At the front of the field, Hirschman and Pennink continued to hold down the first two positions, with Les Hinckley working his way to third ahead of Woody Pitkat. Tommy Barrett, who made his pit stop under the yellow flag for Preece’s spin, worked his way back into the top five. Late caution flags for spins by Andy Jankowiak and Richard Savary bunched the field back up, giving Pennink and Hinckley a fighting chance.
Hirschman was stout on restarts, though, quickly securing the lead for himself as Pennink settled into second.

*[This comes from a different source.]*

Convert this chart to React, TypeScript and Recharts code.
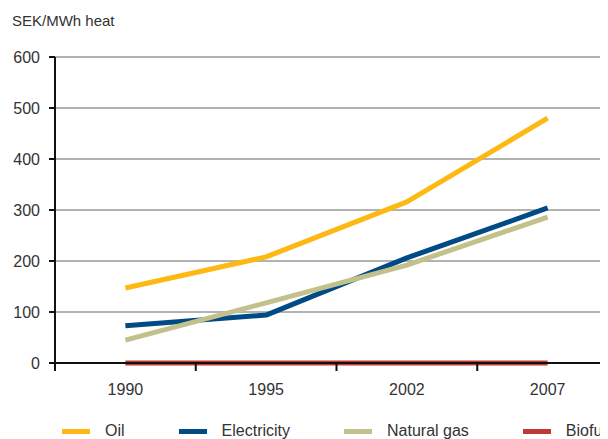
import React from 'react';
import { LineChart, Line, XAxis, YAxis, CartesianGrid, Legend } from 'recharts';

const years = ['1990', '1995', '2002', '2007'];
const oil = [147, 208, 316, 480];
const electricity = [73, 94, 206, 304];
const naturalGas = [45, 118, 192, 286];
const biofuel = [0, 0, 0, 0];
const yTicks = [0, 100, 200, 300, 400, 500, 600];

const seriesNames = ['Oil', 'Electricity', 'Natural gas', 'Biofuel'];
const seriesKeys = ['oil', 'electricity', 'gas', 'biofuel'];
const seriesColors = ['#FDB813', '#004A86', '#C3C18B', '#BF3A35'];

const data = years.map((y, i) => ({
  x: i + 0.5,
  year: y,
  oil: oil[i],
  electricity: electricity[i],
  gas: naturalGas[i],
  biofuel: biofuel[i],
}));

// positions in category units: boundaries at integers, labels at half steps
const xTicks: number[] = [];
for (let i = 0; i <= years.length; i++) {
  xTicks.push(i);
  if (i < years.length) xTicks.push(i + 0.5);
}

const FONT = '"Liberation Sans", Arial, sans-serif';
const TEXT = '#333333';

const XTick = (props: any) => {
  const { x, y, payload } = props;
  const v = payload.value as number;
  if (Number.isInteger(v)) {
    return <line x1={x} x2={x} y1={y} y2={y + 8} stroke="#111" strokeWidth={2} />;
  }
  const label = years[Math.floor(v)];
  return (
    <text x={x} y={y + 26} textAnchor="middle" dominantBaseline="central" fill={TEXT} fontSize={16} fontFamily={FONT}>
      {label}
    </text>
  );
};

const LegendContent = (props: any) => {
  const payload = [...(props.payload || [])].sort(
    (a: any, b: any) => seriesNames.indexOf(a.value) - seriesNames.indexOf(b.value)
  );
  return (
    <div style={{ display: 'flex', alignItems: 'center', paddingLeft: 54, whiteSpace: 'nowrap', fontFamily: FONT, fontSize: 16, color: TEXT, height: 20 }}>
      {payload.map((p: any, i: number) => (
        <div key={i} style={{ display: 'flex', alignItems: 'center', marginRight: 54 }}>
          <span style={{ display: 'inline-block', width: 28, height: 5, background: p.color, marginRight: 15 }} />
          <span style={{ lineHeight: '20px' }}>{p.value}</span>
        </div>
      ))}
    </div>
  );
};

export default function App() {
  return (
    <div style={{ position: 'relative', width: 600, height: 431, overflow: 'hidden', background: '#fff' }}>
      <div style={{ position: 'absolute', left: 4, top: 5, fontFamily: FONT, fontSize: 15, color: TEXT, lineHeight: '16px' }}>
        SEK/MWh heat
      </div>
      <LineChart width={610} height={431} data={data} margin={{ top: 49, right: 0, bottom: 24, left: 0 }}>
        <CartesianGrid horizontal vertical={false} stroke="#666" strokeWidth={1} />
        <XAxis
          dataKey="x"
          type="number"
          domain={[0, years.length]}
          ticks={xTicks}
          interval={0}
          tickLine={false}
          tickSize={0}
          tickMargin={0}
          axisLine={{ stroke: '#111', strokeWidth: 2 }}
          tick={<XTick />}
          height={30}
        />
        <YAxis
          domain={[0, 600]}
          ticks={yTicks}
          interval={0}
          width={47}
          axisLine={{ stroke: '#111', strokeWidth: 2 }}
          tickLine={{ stroke: '#111', strokeWidth: 2 }}
          tickSize={6}
          tickMargin={9}
          tick={{ fill: TEXT, fontSize: 16, fontFamily: FONT }}
        />
        <Legend
          content={<LegendContent />}
          wrapperStyle={{ top: 413, left: 0, width: 610, height: 22 }}
        />
        {seriesKeys.map((k, i) => (
          <Line
            key={k}
            dataKey={k}
            name={seriesNames[i]}
            stroke={seriesColors[i]}
            strokeWidth={5}
            dot={false}
            activeDot={false}
            type="linear"
            strokeLinecap="butt"
            strokeLinejoin="round"
            isAnimationActive={false}
          />
        ))}
      </LineChart>
    </div>
  );
}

On the final restart, Hirschman pulled away from Pennink, leaving him to battle for position as “Big Money Matt” cruised to an uncontested victory. Even with Tommy Barrett assuming the lead through pit stops midway through the race, Hirschman was scored as the leader for all 100 laps.
Behind Hirschman, the battle for second turned controversial. Coming off turn four on the final lap, Barrett and Pennink made contact racing for second, spinning Pennink into the infield grass. Barrett crossed the line second and joined Hirschman and Les Hinckley on the frontstretch following the checkered flag. After some deliberation (and a silent PA system), Barrett was penalized for rough driving and ushered away from the frontstretch. Hinckley advanced to second place, and Jon McKennedy was called from the pits to join the frontstretch crowd as the third-place finisher.

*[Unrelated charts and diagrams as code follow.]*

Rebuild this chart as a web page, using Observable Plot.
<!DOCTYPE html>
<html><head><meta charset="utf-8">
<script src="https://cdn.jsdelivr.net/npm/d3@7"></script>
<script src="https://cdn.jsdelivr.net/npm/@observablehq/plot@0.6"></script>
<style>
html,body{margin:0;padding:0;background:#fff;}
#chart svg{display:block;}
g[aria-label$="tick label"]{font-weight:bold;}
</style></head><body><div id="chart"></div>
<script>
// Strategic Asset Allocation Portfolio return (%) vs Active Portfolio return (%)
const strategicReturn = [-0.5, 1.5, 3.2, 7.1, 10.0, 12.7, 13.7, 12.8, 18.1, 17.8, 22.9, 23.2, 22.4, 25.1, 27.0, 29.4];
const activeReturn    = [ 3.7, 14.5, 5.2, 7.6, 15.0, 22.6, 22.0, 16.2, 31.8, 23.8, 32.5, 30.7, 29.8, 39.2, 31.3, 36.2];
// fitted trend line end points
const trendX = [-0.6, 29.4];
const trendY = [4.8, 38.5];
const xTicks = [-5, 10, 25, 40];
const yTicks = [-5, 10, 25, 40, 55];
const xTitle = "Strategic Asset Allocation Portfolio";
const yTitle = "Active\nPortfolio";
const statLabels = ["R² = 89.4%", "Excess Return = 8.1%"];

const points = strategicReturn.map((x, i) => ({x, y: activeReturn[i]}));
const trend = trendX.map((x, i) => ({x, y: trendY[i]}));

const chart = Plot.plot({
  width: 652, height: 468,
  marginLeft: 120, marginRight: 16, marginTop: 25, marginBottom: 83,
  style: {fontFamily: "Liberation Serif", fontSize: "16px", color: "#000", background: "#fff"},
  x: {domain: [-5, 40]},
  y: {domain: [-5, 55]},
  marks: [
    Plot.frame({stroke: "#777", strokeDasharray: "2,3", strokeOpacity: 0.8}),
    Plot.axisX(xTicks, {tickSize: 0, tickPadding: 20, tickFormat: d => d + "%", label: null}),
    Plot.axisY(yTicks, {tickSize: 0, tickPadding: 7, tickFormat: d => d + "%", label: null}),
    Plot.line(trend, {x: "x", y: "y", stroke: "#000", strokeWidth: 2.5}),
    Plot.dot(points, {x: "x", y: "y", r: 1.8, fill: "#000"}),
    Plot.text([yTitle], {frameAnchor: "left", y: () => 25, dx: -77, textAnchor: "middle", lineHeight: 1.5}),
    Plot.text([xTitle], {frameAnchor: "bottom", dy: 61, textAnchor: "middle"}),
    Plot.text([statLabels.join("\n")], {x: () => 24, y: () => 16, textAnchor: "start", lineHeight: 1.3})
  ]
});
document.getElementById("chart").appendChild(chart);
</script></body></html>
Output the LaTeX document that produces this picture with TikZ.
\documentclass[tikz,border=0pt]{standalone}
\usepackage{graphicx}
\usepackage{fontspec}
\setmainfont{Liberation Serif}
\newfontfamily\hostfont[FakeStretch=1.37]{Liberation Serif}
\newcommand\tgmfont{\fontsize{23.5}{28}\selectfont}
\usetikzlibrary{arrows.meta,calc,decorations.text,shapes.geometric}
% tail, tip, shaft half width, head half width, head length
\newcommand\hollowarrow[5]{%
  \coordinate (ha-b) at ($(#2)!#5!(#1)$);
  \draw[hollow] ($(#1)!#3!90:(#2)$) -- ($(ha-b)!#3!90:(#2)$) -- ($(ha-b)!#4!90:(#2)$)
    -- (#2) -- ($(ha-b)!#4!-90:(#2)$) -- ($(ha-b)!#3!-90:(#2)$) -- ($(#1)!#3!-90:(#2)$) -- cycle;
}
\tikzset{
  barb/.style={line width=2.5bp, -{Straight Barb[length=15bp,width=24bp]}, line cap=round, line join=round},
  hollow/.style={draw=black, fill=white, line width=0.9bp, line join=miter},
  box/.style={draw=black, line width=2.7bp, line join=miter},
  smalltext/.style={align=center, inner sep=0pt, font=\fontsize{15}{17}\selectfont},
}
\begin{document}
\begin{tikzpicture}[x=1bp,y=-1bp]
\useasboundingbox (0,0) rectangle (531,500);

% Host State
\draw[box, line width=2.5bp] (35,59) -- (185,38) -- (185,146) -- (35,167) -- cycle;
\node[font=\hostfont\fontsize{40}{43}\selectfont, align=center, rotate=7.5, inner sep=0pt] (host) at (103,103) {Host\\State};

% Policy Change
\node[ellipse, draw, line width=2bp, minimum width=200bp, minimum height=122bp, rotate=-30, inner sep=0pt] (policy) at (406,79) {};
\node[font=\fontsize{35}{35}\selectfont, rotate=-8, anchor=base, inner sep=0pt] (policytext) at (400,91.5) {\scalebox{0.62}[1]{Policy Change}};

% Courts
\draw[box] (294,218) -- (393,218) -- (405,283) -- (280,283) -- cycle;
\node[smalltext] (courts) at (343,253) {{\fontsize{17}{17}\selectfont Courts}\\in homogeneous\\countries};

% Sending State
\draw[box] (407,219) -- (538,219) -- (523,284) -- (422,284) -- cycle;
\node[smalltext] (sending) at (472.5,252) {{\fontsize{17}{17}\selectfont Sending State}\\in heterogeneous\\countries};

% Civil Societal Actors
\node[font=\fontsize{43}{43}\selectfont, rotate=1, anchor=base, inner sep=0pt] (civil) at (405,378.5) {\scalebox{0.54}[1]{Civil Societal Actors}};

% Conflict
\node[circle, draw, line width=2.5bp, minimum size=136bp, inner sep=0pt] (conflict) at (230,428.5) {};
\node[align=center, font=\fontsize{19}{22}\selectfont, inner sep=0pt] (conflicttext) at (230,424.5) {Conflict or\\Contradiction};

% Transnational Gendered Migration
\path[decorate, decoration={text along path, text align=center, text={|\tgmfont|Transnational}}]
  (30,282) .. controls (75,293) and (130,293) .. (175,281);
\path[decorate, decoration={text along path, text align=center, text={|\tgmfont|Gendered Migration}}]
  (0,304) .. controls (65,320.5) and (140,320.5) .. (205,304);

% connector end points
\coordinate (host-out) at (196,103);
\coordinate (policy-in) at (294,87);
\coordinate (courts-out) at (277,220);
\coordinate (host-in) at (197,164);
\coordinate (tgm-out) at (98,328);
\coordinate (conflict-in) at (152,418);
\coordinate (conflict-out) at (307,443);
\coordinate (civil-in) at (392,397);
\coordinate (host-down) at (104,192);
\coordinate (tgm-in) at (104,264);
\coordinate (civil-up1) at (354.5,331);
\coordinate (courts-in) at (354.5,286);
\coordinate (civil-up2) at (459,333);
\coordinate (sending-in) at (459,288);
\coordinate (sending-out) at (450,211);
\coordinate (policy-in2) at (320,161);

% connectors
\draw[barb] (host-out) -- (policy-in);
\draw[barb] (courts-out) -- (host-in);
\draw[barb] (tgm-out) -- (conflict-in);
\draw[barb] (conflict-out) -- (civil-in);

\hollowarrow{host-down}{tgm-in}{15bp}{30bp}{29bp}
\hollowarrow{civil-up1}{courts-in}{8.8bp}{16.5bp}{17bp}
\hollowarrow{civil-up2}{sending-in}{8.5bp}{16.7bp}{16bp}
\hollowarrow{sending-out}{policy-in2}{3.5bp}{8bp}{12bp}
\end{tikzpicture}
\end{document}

Woody Pitkat finished fourth, with Jon “Johnny Kay” Kievman of Deerfield Beach, FL fighting his way to fifth place. Ryan Preece was credited with fourteenth in the 21-car field. Rowan Pennink, who was fined for post-race contact with Tommy Barrett’s #9 car after the checkered flag, finished sixteenth, with Barrett scored in seventeenth, the final car on the lead lap.

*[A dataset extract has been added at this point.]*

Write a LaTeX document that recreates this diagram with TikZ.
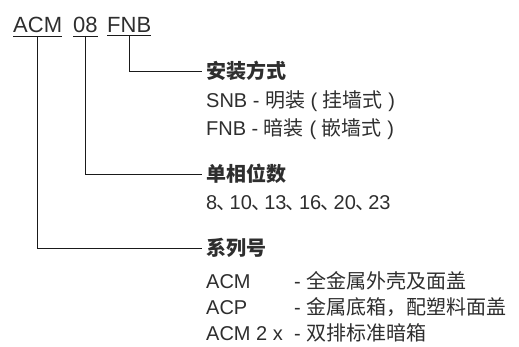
\documentclass[tikz,border=0pt]{standalone}
\usepackage{fontspec}
\setmainfont{Liberation Sans}
\newfontfamily\cjkfont{Noto Sans CJK SC}
\usetikzlibrary{positioning}
\definecolor{codeInk}{HTML}{2e2e2e}
\definecolor{codeLine}{HTML}{1a1a1a}
\newcommand{\zh}[1]{{\cjkfont #1}}
\newcommand{\dun}{\kern-0.04em{\cjkfont 、}\kern-0.34em}
\tikzset{
  part/.style={anchor=base west, inner xsep=0pt, inner ysep=2.5pt,
              font=\fontsize{22}{26}\selectfont, text=codeInk},
  head/.style={anchor=west, inner xsep=4pt, inner ysep=2pt,
              font=\fontsize{20}{24}\selectfont\cjkfont\bfseries, text=codeInk},
  item/.style={anchor=base west, inner sep=0pt,
              font=\fontsize{20}{24}\selectfont, text=codeInk},
  lead/.style={draw=codeLine, line width=0.8pt},
}

\begin{document}
\begin{tikzpicture}[x=1pt,y=-1pt]
    \useasboundingbox (0,0) rectangle (519,347);
    % model code
    \node[part] (acm) at (13,33) {ACM};
    \node[part] (num) at (73,33) {08};
    \node[part] (fnb) at (107,33) {FNB};
    \foreach \p in {acm,num,fnb}{
      \draw[lead] (\p.south west) -- (\p.south east);}
    % headings
    \node[head] (mount) at (202,71) {安装方式};
    \node[head] (phase) at (202,174) {单相位数};
    \node[head] (series) at (202,248) {系列号};
    % items
    \node[item] (snb) at (206,108) {SNB - \zh{明装} ( \zh{挂墙式} )};
    \node[item] (fnbi) at (206,136) {FNB - \zh{暗装} ( \zh{嵌墙式} )};
    \node[item] (ways) at (206,210) {8\dun 10\dun 13\dun 16\dun 20\dun 23};
    \foreach \n/\t/\d/\y in {acmi/ACM/\zh{全金属外壳及面盖}/288,
                             acp/ACP/\zh{金属底箱，配塑料面盖}/314,
                             acmx/ACM 2 x/\zh{双排标准暗箱}/340}{
      \node[item] (\n) at (206,\y) {\t};
      \node[item] (\n d) at (294,\y) {- \d};}
    % leaders
    \draw[lead] (fnb.south) |- (mount.west);
    \draw[lead] (num.south) |- (phase.west);
    \draw[lead] (acm.south) |- (series.west);
\end{tikzpicture}
\end{document}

In Victory Lane, Hirschman explained that passing on the bonus money was a business decision. With the Tri-Track title on the line, a win would clinch the title and the $5000 point fund. By comparison, the extra thousand to win was not worth the risk in the long run. (It bears considering that Hirschman’s car was merely average in traffic in July, only coming to life after significant adjustments and a well-timed pit stop.) Preece, with no such guarantee and therefore nothing to lose, had the luxury of taking the gamble. In the long run, the safe bet won out.
In an era when most major races are part of a larger sanctioning body or schedule, the Tri-Track Open Modified Series has found a way to balance the security of a points system with the excitement and the unrestricted battleground of open-competition, “run what you brung” racing. The Webber family and Star Speedway planted the seed with their first SBM 125 in 2011. Since then, it has been exciting to see the concept grow in prestige and in scale. Auto racing has been embracing “throwback” promotions over the past few years, and the Tri-Track program is more than a throwback in aesthetics. It represents a throwback in practice.
The Tri-Track Open Modified Series’ final race of 2017 is the Haunted Hundred at Seekonk (MA) Speedway in late October. Even with Hirschman clinching the championship early, there are still points positions and prize money up for grabs. With the other touring series wrapping up their schedules a week or two prior, this should be an open date on the schedule for most of the region’s top Modified competitors.